_PROBLEM TO SOLVE:_
Search the listing below for the string "this" and copy every line where it occurs.

_DATA SUPPLIED:_

##########

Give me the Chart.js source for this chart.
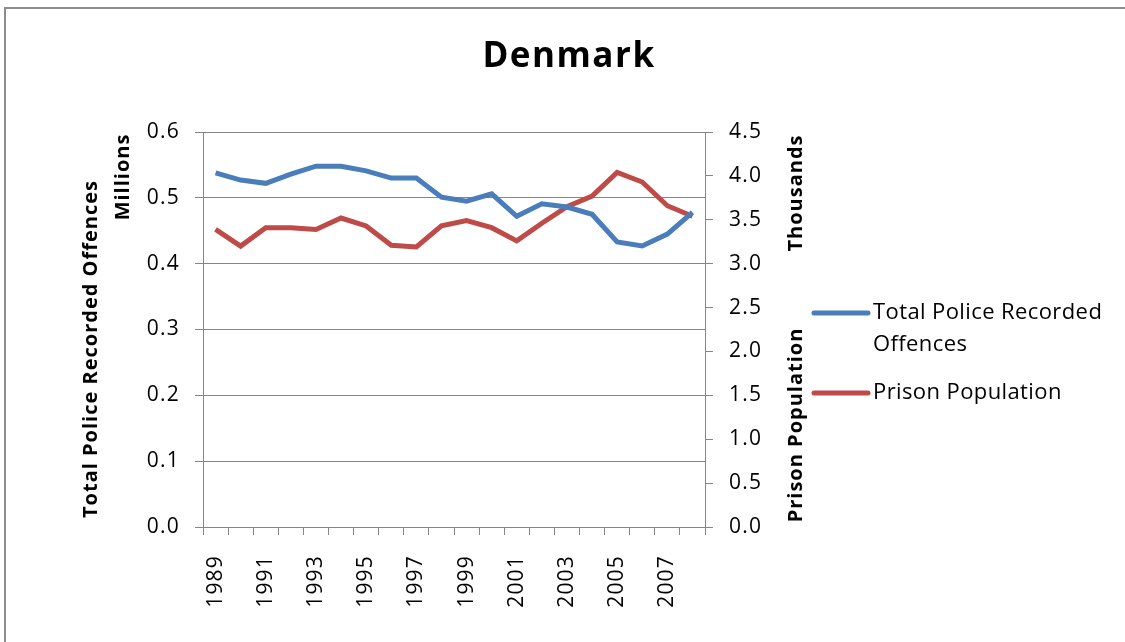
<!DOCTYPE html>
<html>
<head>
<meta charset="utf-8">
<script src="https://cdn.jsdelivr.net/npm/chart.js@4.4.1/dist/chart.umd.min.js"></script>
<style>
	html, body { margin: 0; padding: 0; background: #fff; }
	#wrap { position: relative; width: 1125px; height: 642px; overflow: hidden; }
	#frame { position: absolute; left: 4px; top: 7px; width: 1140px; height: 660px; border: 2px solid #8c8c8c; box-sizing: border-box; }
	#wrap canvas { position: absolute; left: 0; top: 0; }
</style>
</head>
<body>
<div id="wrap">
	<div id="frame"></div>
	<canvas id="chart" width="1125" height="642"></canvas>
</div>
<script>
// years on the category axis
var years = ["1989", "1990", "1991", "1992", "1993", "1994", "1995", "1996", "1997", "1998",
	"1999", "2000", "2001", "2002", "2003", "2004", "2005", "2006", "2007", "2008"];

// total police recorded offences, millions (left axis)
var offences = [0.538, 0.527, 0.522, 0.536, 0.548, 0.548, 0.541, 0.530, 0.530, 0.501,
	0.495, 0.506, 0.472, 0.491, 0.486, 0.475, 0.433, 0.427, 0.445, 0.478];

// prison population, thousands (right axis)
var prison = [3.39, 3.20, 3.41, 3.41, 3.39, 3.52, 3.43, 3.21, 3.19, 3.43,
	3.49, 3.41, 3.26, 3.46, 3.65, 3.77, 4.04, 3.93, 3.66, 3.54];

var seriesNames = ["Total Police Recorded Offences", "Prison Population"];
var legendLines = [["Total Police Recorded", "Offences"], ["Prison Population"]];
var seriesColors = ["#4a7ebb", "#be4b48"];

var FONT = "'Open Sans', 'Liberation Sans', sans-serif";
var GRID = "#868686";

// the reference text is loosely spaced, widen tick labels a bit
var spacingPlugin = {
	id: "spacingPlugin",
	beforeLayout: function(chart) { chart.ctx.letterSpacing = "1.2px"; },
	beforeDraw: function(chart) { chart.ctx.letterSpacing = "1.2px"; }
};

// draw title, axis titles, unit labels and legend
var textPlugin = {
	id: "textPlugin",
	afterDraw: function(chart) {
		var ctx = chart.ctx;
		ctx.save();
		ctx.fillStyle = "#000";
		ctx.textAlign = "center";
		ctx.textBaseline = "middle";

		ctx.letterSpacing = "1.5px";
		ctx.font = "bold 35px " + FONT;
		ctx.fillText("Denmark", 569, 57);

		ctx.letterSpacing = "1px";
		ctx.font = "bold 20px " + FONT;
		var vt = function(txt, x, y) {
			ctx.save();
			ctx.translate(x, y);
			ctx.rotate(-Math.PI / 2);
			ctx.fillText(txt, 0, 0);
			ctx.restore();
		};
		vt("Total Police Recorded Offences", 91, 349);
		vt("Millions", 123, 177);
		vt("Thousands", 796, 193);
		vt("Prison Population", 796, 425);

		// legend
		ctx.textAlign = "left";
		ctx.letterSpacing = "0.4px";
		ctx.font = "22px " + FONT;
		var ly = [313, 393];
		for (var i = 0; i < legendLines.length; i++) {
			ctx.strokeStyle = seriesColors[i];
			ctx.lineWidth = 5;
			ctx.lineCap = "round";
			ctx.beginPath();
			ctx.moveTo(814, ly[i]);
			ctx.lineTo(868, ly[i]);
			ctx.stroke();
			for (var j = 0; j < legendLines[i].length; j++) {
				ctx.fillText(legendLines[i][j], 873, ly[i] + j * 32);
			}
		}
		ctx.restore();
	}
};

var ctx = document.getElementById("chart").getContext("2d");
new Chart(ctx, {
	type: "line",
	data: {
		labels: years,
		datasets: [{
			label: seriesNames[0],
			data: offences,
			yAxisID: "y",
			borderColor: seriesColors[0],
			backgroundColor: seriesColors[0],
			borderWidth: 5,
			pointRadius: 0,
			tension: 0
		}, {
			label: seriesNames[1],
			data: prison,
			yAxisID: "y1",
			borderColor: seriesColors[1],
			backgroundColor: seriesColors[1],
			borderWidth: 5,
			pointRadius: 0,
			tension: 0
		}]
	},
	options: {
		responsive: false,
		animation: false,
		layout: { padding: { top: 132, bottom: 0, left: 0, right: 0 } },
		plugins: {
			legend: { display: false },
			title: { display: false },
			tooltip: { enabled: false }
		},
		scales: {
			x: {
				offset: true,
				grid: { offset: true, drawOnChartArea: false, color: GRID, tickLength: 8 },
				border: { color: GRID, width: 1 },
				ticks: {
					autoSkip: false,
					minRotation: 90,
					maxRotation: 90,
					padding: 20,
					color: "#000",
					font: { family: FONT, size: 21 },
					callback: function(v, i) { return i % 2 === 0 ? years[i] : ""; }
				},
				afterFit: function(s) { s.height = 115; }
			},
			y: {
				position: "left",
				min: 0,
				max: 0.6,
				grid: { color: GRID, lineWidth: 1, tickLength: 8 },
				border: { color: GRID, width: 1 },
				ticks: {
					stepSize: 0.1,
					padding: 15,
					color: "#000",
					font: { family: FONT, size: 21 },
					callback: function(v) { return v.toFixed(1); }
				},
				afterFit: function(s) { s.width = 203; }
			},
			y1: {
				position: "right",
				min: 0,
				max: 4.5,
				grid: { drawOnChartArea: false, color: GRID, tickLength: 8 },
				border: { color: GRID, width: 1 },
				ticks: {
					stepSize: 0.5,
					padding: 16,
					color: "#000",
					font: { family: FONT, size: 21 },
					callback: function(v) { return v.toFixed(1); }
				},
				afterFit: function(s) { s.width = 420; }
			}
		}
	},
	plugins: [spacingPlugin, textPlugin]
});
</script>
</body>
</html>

##########

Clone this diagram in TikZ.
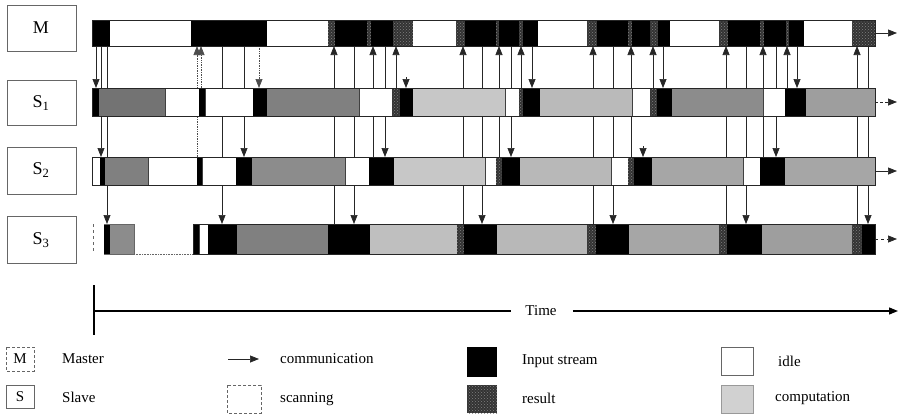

##########

_WRITTEN RESPONSE:_
Give me the Chart.js source for this chart.
Clone this diagram in TikZ.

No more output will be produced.